Movie Review: 'Platoon'

In the 42 years since the end of the war in Vietnam, Hollywood has produced a number of films about that "lost crusade," ranging from the grand yet surreal vision of Apocalypse Now to the very commercial and silly Missing in Action and Rambo.

In 1986, writer-director Oliver Stone (JFK, W.) took audiences into the frightening spectacle of jungle warfare in Platoon.

This film, based on Stone's combat experiences in Vietnam circa 1967, is the story of 19-year-old Chris Taylor (Charlie Sheen), an upper-middle class type, who has volunteered for combat duty.

His fellow GI's are from the slums and small towns of America.

They're the ones with little more than two years of high school - poor, unwanted and drafted to fight for "our society and our freedom," as Chris says in a letter to his grandmother.

Of course, the story of men in battle has been told before, and Vietnam War films all seem alike, with their helicopter assaults and seemingly endless search-and-destroy missions.

(C) 1986 Hemdale Film Corporation and Orion Pictures

But Stone's vision of combat is both gut-wrenching and frightening - nothing exhilarating or glorious about Platoon's battle sequences.

This is no Patton.

The enemy, usually depicted in Sylvester Stallone and Chuck Norris films as straw men barely able to shoot straight, appears here as shadows in the jungle, striking with cold accuracy at the most unexpected moments.

In one terrifying sequence, enemy soldiers - NVAs to the GIs - overrun the platoon's position, forcing the American commanding officer to call down artillery and air strikes on his own troops.

In what may be the most harrowing scene in Platoon, a battle-crazy sergeant leads Chris and his buddies into a small hamlet. They pick up the village chief's tiny daughter and threaten to blast her in the head unless he reveals where the local guerrillas are hiding.

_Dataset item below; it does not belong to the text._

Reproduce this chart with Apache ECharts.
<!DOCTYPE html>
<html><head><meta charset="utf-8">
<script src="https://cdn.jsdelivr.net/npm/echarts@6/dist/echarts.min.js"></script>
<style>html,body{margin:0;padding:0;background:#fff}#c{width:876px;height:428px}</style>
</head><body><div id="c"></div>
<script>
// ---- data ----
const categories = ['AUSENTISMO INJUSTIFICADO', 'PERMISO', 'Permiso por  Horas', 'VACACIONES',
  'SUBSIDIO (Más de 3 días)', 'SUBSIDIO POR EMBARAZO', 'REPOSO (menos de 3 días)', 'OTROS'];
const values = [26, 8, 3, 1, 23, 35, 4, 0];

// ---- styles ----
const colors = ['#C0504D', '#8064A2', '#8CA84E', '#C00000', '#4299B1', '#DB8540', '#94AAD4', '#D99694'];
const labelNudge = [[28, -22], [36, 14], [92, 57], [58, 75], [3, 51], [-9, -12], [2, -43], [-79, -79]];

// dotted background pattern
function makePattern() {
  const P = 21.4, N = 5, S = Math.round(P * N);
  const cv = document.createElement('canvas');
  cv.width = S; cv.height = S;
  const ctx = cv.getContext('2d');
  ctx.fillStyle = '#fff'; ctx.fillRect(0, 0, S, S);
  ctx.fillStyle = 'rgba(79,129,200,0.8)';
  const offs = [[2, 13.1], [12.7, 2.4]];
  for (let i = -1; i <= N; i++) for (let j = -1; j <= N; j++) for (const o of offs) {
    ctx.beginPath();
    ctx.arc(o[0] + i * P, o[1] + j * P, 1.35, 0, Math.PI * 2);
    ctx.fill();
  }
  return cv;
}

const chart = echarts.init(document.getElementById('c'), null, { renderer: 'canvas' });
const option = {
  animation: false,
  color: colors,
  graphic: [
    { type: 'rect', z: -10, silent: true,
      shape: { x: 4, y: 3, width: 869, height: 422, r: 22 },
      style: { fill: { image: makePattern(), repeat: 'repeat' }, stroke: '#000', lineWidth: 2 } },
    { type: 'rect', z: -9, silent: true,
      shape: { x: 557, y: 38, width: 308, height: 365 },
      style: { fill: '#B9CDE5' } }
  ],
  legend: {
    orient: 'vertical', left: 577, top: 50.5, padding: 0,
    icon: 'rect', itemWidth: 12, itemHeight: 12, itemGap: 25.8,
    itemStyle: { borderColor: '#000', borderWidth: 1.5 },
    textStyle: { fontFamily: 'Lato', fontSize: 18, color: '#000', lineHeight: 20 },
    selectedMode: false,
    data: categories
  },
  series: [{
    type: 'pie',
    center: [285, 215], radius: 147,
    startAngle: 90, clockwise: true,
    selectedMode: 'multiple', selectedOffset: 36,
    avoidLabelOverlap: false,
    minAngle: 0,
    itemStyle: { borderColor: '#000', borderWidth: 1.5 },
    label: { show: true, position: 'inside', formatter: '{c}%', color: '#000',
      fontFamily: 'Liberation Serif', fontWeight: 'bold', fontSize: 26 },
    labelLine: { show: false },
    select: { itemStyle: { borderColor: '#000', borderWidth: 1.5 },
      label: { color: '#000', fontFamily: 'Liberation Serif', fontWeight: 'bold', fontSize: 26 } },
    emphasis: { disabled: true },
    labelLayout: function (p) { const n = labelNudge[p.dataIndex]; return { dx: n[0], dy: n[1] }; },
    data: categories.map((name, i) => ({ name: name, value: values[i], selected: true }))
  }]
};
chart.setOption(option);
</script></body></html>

It is here that Chris (and the audience) realizes that war is a dehumanizing and horrible thing which changes young men into warriors.

Sheen's Chris is well-developed, undergoing many changes - evolving from wide-eyed "cherry" into combat-weary vet - as the film winds inexorably to its violent end.

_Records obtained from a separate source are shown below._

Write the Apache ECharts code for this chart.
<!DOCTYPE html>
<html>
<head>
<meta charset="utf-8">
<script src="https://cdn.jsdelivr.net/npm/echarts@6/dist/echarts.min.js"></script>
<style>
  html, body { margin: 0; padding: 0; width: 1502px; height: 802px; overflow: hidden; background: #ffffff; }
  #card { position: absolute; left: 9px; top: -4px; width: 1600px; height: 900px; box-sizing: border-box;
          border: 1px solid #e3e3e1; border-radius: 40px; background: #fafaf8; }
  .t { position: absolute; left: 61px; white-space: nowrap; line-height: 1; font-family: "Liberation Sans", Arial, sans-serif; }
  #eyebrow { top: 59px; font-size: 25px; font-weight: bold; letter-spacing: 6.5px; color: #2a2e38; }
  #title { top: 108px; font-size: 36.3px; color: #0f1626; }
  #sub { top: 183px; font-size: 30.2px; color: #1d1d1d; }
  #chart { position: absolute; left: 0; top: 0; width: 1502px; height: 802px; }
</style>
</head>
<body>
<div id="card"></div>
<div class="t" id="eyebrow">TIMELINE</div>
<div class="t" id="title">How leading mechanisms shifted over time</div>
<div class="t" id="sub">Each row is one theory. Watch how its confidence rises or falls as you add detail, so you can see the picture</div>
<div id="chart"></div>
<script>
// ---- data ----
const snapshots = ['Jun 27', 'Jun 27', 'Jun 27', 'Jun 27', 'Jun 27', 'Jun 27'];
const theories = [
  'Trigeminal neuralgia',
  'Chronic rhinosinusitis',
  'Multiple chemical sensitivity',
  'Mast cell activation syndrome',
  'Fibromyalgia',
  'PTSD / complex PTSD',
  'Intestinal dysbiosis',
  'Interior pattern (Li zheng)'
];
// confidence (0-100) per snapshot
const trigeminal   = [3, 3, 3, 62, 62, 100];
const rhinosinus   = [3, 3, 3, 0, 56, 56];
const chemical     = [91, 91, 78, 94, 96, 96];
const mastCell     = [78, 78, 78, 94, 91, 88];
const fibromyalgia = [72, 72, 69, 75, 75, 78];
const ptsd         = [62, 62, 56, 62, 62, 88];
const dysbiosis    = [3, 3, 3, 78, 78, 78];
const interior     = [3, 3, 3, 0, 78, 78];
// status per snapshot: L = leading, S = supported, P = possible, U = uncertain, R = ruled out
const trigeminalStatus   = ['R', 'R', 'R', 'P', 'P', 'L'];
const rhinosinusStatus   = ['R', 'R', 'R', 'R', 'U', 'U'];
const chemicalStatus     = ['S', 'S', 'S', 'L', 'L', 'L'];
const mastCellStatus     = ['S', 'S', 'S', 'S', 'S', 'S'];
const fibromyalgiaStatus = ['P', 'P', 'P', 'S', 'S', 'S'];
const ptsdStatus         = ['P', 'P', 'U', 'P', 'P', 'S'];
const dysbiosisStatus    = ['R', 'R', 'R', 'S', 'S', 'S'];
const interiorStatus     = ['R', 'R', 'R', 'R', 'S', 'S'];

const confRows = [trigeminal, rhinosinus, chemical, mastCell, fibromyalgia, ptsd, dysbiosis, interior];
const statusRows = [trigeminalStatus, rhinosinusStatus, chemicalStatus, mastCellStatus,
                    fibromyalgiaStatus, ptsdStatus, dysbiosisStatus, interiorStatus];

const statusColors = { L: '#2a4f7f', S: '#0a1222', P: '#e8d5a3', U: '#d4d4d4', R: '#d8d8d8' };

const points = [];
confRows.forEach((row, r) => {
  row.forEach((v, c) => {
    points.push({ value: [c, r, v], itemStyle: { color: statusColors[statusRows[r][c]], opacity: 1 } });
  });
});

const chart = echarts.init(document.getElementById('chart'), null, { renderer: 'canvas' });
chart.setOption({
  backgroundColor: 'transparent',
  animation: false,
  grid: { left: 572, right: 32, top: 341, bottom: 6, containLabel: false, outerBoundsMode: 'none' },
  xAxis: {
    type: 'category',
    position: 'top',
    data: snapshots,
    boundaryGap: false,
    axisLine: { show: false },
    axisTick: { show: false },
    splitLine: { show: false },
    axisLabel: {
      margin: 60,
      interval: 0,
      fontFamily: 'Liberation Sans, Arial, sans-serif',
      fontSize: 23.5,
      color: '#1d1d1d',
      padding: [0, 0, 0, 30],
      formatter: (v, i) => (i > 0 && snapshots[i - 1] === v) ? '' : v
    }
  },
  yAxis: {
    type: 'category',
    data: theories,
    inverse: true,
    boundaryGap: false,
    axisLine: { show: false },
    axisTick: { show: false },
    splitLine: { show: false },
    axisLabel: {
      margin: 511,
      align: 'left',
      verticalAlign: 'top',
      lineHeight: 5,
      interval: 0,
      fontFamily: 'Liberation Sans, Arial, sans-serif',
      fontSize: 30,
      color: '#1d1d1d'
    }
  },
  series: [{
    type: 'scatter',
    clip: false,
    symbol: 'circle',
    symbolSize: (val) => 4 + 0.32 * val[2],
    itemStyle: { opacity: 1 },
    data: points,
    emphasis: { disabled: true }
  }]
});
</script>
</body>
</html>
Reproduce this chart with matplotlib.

The platoon's other members are fascinating characters to observe, particularly the tough (and perhaps psychopathic) Sgt. Barnes (Tom Berenger), a hideously scarred combat veteran who has been wounded seven times.

His antithesis, Sgt. Elias (Willem Dafoe) is a "soldier's soldier" type whose main concern is the well-being of the platoon.

Kevin Dillon (Matt's kid brother) Richard Edson, Forrest Whitaker (Rogue One: A Star Wars Story) and  Francesco Quinn give outstanding performances as Sheen's fellow "grunts." 

So, if you want to understand what Vietnam was really like to those who fought there, Platoon is a vivid and often painful recreation of a long and brutal war, told by one of the young men who fought it.